With the economy tanking, our Constitution in tatters, Europe on the brink of collapse and the Middle East being taken over by Islamists, it’s time to take a serious look at Uncharted 3: Drake’s Deception. Because I finished playing it last weekend. And all that other stuff is, you know, kind of depressing.
The truly amazing moments in this game — even more amazing than anything in Uncharted 2: Among Thieves — come in the playable action sequences that are so close to the experience of being inside a movie that they’re almost like being inside a movie. Escaping from bad guys across a rooftop, running from a collapsing palace, fighting your way through a ship on a storm-tossed sea, battling your way into a cargo plane even as it plunges toward the earth: these sequences look so good and play so seamlessly that they make just sitting and watching actors do the job seem kind of tame by comparison. I loved that stuff and I also loved the new emphasis on Lara Croft style climbing and puzzle solving.

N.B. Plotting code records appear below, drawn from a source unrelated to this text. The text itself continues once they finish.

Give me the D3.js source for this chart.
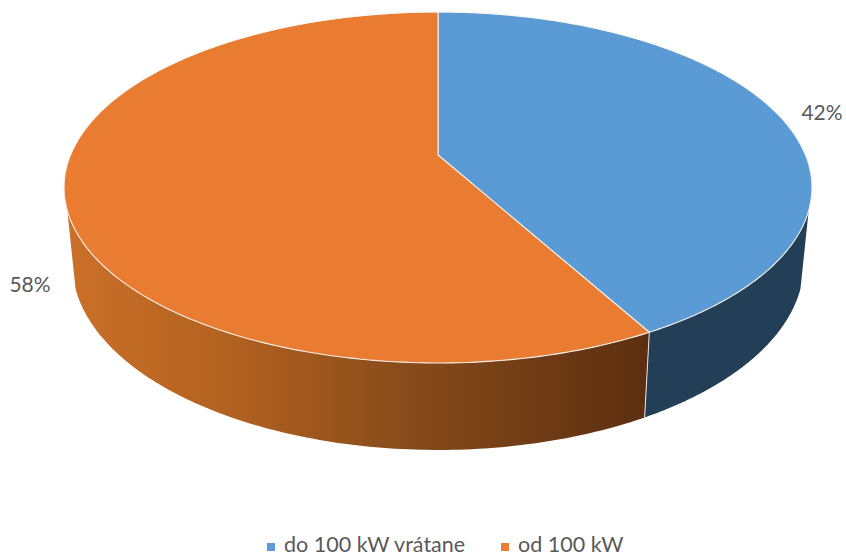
<!DOCTYPE html>
<html><head><meta charset="utf-8">
<script src="https://cdnjs.cloudflare.com/ajax/libs/d3/7.8.5/d3.min.js"></script>
<style>html,body{margin:0;padding:0;background:#fff;overflow:hidden}svg{display:block}text{font-family:Lato,"Open Sans",sans-serif;fill:#595959}</style>
</head><body><svg id="c" width="846" height="556"></svg>
<script>
const categories = ["do 100 kW vrátane", "od 100 kW"];
const values = [42, 58];
const labels = ["42%", "58%"];
const topColors = ["#5B9BD5", "#E97C30"];
const W = 846, H = 556;
const cx = 438, cy = 155, k = -0.185, A = 169.5, B = 367.5;
const depthY = 74.5, depthScaleY = 1.06, depthScale = 0.978;
const svg = d3.select("#c").attr("viewBox", `0 0 ${W} ${H}`);
const slices = d3.pie().sort(null).value(d => d)(values);

// perspective projection of a point on the pie's rim
function rim(t) {
  const u = Math.sin(t), v = -Math.cos(t), w = 1 + k * v;
  return [cx + B * u / w, cy + A * v / w];
}
function lower(p) {
  return [cx + (p[0] - cx) * depthScale, cy + depthY + (p[1] - cy) * depthScaleY];
}
const line = d3.line();
const samples = (a, b, n = 120) => d3.range(n + 1).map(i => a + (b - a) * i / n);

const defs = svg.append("defs");
const grad = defs.append("linearGradient").attr("id", "sideOrange")
  .attr("gradientUnits", "userSpaceOnUse").attr("x1", 66).attr("x2", 650).attr("y1", 0).attr("y2", 0);
[[0, "#CB7029"], [0.3, "#B0601F"], [0.6, "#854A1A"], [1, "#5C2E10"]]
  .forEach(s => grad.append("stop").attr("offset", s[0]).attr("stop-color", s[1]));

// side walls: visible silhouette starts a little below the widest point
const sideStart = Math.PI - Math.acos(0.31), sideEnd = 2 * Math.PI - sideStart;
const split = slices[0].endAngle;
const walls = [
  {a: sideStart, b: split, fill: "#233F57"},
  {a: split, b: sideEnd, fill: "url(#sideOrange)"}
];
svg.selectAll("path.wall").data(walls).join("path").attr("class", "wall")
  .attr("fill", d => d.fill)
  .attr("d", d => {
    const ts = samples(d.a, d.b);
    const top = ts.map(t => rim(t));
    const bottom = ts.map(t => lower(rim(t))).reverse();
    return line(top.concat(bottom)) + "Z";
  });
// light edge between walls
const ps = rim(split);
svg.append("line").attr("x1", ps[0]).attr("y1", ps[1])
  .attr("x2", lower(ps)[0]).attr("y2", lower(ps)[1])
  .attr("stroke", "#E8E4DE").attr("stroke-width", 1);

// top face
svg.selectAll("path.top").data(slices).join("path").attr("class", "top")
  .attr("fill", (d, i) => topColors[i])
  .attr("stroke", "#F4EFE9").attr("stroke-width", 1.1).attr("stroke-linejoin", "round")
  .attr("d", d => line([[cx, cy]].concat(samples(d.startAngle, d.endAngle, 200).map(t => rim(t)))) + "Z");
svg.selectAll("path.back").data([0]).join("path")
  .attr("fill", "none").attr("stroke", "#fff").attr("stroke-width", 0.6)
  .attr("d", line(samples(-Math.PI * 0.5, Math.PI * 0.5).map(t => rim(t))));

// data labels
const labelPos = [[822, 120], [30, 292]];
svg.selectAll("text.lab").data(labels).join("text").attr("class", "lab")
  .attr("x", (d, i) => labelPos[i][0]).attr("y", (d, i) => labelPos[i][1])
  .attr("text-anchor", "middle").attr("font-size", 21).text(d => d);

// legend
const legendX = [[267, 284], [501, 518]];
const legend = svg.selectAll("g.leg").data(categories).join("g").attr("class", "leg");
legend.append("rect").attr("x", (d, i) => legendX[i][0]).attr("y", 543).attr("width", 8).attr("height", 8)
  .attr("fill", (d, i) => ["#5B9BD5", "#ED7D31"][i]);
legend.append("text").attr("x", (d, i) => legendX[i][1]).attr("y", 552).attr("font-size", 21.5).text(d => d);
</script></body></html>
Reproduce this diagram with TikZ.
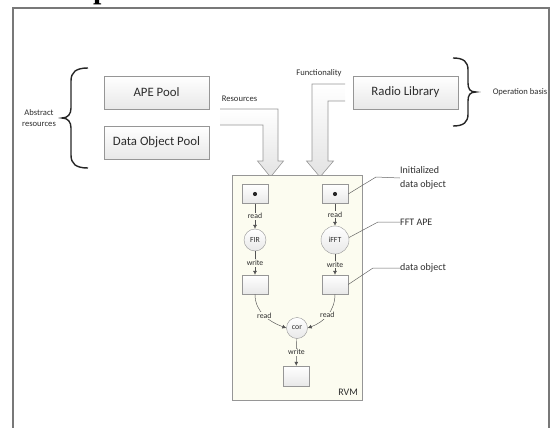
\documentclass[tikz,border=0pt]{standalone}
\usepackage{fontspec}
\setmainfont{Carlito}
\newfontfamily\headfont{Liberation Serif}
\usetikzlibrary{arrows.meta}
\definecolor{rvmfill}{RGB}{252,252,240}
\definecolor{edge}{RGB}{150,150,150}
\definecolor{txt}{RGB}{45,45,45}
\definecolor{framec}{RGB}{120,120,120}
\tikzset{
  pool/.style={draw=edge, top color=white, bottom color=gray!18, minimum width=105pt, minimum height=33pt, inner sep=0pt, text=txt, font=\fontsize{12.8}{14}\selectfont},
  blockarrow/.style={draw=edge, line width=0.6pt, top color=white, bottom color=gray!22},
  small/.style={text=txt, font=\fontsize{8.6}{11}\selectfont, inner sep=0pt},
  note/.style={text=txt, font=\fontsize{10}{14}\selectfont, inner sep=0pt, anchor=west, align=left},
  rvmbox/.style={draw=edge, fill=rvmfill, line width=0.7pt},
  dbox/.style={draw=edge, top color=white, bottom color=gray!18, minimum width=26pt, minimum height=19pt, inner sep=0pt},
  apecirc/.style={circle, draw=edge, top color=white, bottom color=gray!18, inner sep=0pt, text=txt, font=\fontsize{7.8}{9}\selectfont},
  flow/.style={draw=gray!65!black, line width=0.45pt, -{Latex[length=4pt,width=4pt]}},
  lbl/.style={fill=rvmfill, inner sep=0.8pt, text=txt, font=\fontsize{7.8}{9}\selectfont},
  callout/.style={draw=gray!80!black, line width=0.5pt},
  bracestyle/.style={draw=gray!30!black, line width=1.4pt}
}
\begin{document}
\begin{tikzpicture}[x=1pt,y=-1pt]
\useasboundingbox (0,0) rectangle (552,428);
\clip (0,0) rectangle (552,428);
% heading fragment
\node[anchor=base west, inner sep=0pt, font=\headfont\bfseries\fontsize{30}{30}\selectfont] (head) at (93,-1) {p};
% outer frame
\draw[framec, line width=2pt] (12.5,8.5) rectangle (548.5,460);
% braces
\draw[bracestyle] (88,68) .. controls (76,68) and (71,72) .. (71,81) -- (71,108) .. controls (71,114) and (68,118) .. (62,118) .. controls (68,118) and (71,122) .. (71,128) -- (71,155) .. controls (71,164) and (76,168) .. (88,168);
\draw[bracestyle] (453,58) .. controls (464,58) and (468,62) .. (468,70) -- (468,83) .. controls (468,89) and (470,92) .. (476,92) .. controls (470,92) and (468,95) .. (468,101) -- (468,114) .. controls (468,122) and (464,126) .. (453,126);
\node[small, align=center] (abs) at (39,118) {Abstract\\resources};
\node[small] (opb) at (520,92) {Operation basis};
% pools
\node[pool] (ape) at (156.5,92.5) {APE Pool};
\node[pool] (dop) at (156.5,142.5) {Data Object Pool};
\node[pool] (radio) at (405.5,92.5) {Radio Library};
% block arrows
\path[blockarrow] (220,109) -- (278,109) -- (278,161) -- (283.5,161) -- (270.5,177) -- (257.5,161) -- (263,161) -- (263,125) -- (220,125);
\path[blockarrow] (345,84) -- (312,84) -- (312,161) -- (306.5,161) -- (320,177) -- (333.5,161) -- (328,161) -- (328,101) -- (345,101);
\node[small] (res) at (239.5,99) {Resources};
\node[small] (func) at (319,73) {Functionality};
% RVM
\node[rvmbox, minimum width=130pt, minimum height=225pt, inner sep=0pt] (rvm) at (297,287.5) {};
\node[text=txt, font=\fontsize{10}{12}\selectfont, anchor=south east, inner sep=0pt] (rvml) at (358,396) {RVM};
\node[dbox] (d1) at (255,194) {};
\node[dbox] (d2) at (335,194) {};
\fill[black!85] (d1.center) circle (2.1);
\fill[black!85] (d2.center) circle (2.1);
\node[apecirc, minimum size=22pt] (fir) at (255,240) {FIR};
\node[apecirc, minimum size=28pt] (ifft) at (335,240) {iFFT};
\node[dbox] (o1) at (255,284.5) {};
\node[dbox] (o2) at (335,284.5) {};
\node[apecirc, minimum size=21pt] (cor) at (297,328) {cor};
\node[dbox, minimum height=20pt] (o3) at (296,376) {};
\draw[flow] (d1) -- node[lbl, pos=0.5] {read} (fir);
\draw[flow] (d2) -- node[lbl, pos=0.5] {read} (ifft);
\draw[flow] (fir) -- node[lbl, pos=0.5] {write} (o1);
\draw[flow] (ifft) -- node[lbl, pos=0.5] {write} (o2);
\draw[flow] (o1.south) to[out=-90, in=160] node[lbl, pos=0.5] {read} (cor.west);
\draw[flow] (o2.south) to[out=-90, in=20] node[lbl, pos=0.5] {read} (cor.east);
\draw[flow] (cor) -- node[lbl, pos=0.5] {write} (o3);
% callouts
\node[note] (init) at (400,178) {Initialized\\data object};
\node[note] (fft) at (400,222) {FFT APE};
\node[note] (dobj) at (400,268) {data object};
\draw[callout] (d2.east) -- (376,177) -- (init.west);
\draw[callout] (ifft.10) -- (378,222) -- (fft.west);
\draw[callout] (o2.east) -- (373,268) -- (dobj.west);
\end{tikzpicture}
\end{document}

And the reason I loved those things is that, for me, the major drawback to this series has been an over-reliance on massive gunfights. I played this game in easy mode in the hopes it would cut down on the number of bad guys I would have to shoot to get to the next level. Not that I have anything against shooting bad guys, but a few times in this game, as in the one before, I groaned aloud at having to get through yet another gauntlet before I could move on. That may just be me, but I find these massive melees repetitive and boring. They’re a leaden stand-in for truly creative levels.
But there is plenty of cleverness, technical and artistic brilliance and plot to go around here. Good script by talented director Amy Hennig. Excellent acting by Nolan North, Richard McGonagle and Emily Rose — who’s so much prettier than her animated character, it seems a shame to get only her voice. All in all, a very good time, and a reminder that, for all the unoriginal dross in the video game world, the technology and creativity are advancing toward a genuinely new and interactive form of entertainment that’s going to get better and better for a long time to come.
Unless Barack Obama gets re-elected. Then everything will continue to get worse.